→ Material:
◇ ◇ ◇ ◇ ◇

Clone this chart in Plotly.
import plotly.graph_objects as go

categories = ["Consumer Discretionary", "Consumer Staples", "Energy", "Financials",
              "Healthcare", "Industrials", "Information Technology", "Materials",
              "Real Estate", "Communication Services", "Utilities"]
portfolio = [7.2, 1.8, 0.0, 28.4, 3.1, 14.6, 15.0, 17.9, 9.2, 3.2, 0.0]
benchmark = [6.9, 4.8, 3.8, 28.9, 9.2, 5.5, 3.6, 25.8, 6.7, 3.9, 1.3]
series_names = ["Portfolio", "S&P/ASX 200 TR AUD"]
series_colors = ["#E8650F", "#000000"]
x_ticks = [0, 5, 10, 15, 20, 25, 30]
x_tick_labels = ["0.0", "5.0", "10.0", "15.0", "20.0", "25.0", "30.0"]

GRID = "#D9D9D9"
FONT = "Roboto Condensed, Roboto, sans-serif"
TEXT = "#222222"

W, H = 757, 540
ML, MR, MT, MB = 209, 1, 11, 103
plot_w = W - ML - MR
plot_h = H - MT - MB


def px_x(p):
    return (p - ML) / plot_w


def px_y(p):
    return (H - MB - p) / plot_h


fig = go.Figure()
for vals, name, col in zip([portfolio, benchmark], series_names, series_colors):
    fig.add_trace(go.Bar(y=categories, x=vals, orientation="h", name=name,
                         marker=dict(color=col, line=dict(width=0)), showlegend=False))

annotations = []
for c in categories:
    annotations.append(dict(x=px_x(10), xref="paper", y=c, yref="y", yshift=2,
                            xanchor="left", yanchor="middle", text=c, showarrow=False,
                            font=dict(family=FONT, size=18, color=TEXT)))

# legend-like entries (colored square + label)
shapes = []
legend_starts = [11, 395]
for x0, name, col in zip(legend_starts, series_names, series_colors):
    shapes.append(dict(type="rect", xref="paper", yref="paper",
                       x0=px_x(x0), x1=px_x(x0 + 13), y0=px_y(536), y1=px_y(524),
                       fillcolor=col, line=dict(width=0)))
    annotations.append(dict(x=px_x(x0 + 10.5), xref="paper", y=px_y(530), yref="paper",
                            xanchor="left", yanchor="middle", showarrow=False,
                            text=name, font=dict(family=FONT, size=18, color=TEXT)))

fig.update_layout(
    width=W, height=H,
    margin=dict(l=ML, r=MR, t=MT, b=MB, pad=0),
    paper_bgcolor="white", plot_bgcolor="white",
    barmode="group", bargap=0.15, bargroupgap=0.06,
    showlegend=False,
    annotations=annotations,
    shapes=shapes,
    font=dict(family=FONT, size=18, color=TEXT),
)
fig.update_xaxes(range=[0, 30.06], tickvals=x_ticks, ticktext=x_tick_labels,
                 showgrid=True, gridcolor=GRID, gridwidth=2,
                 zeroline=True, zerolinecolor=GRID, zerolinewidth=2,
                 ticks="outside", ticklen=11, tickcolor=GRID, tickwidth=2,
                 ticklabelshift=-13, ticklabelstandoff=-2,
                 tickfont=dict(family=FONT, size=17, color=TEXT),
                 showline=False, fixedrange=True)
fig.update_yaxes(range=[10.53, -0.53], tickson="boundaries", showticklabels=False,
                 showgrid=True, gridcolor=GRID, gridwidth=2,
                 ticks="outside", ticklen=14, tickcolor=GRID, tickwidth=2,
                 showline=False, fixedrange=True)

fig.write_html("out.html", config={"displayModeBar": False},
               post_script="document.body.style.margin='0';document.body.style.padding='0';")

◇ ◇ ◇ ◇ ◇

→ Description of the task: Print exactly, and only, the lines beginning at the top of the listing and ending at the line with "return (H - MB - p) / plot_h".

→ In response:
Clone this chart in Plotly.
import plotly.graph_objects as go

categories = ["Consumer Discretionary", "Consumer Staples", "Energy", "Financials",
              "Healthcare", "Industrials", "Information Technology", "Materials",
              "Real Estate", "Communication Services", "Utilities"]
portfolio = [7.2, 1.8, 0.0, 28.4, 3.1, 14.6, 15.0, 17.9, 9.2, 3.2, 0.0]
benchmark = [6.9, 4.8, 3.8, 28.9, 9.2, 5.5, 3.6, 25.8, 6.7, 3.9, 1.3]
series_names = ["Portfolio", "S&P/ASX 200 TR AUD"]
series_colors = ["#E8650F", "#000000"]
x_ticks = [0, 5, 10, 15, 20, 25, 30]
x_tick_labels = ["0.0", "5.0", "10.0", "15.0", "20.0", "25.0", "30.0"]

GRID = "#D9D9D9"
FONT = "Roboto Condensed, Roboto, sans-serif"
TEXT = "#222222"

W, H = 757, 540
ML, MR, MT, MB = 209, 1, 11, 103
plot_w = W - ML - MR
plot_h = H - MT - MB


def px_x(p):
    return (p - ML) / plot_w


def px_y(p):
    return (H - MB - p) / plot_h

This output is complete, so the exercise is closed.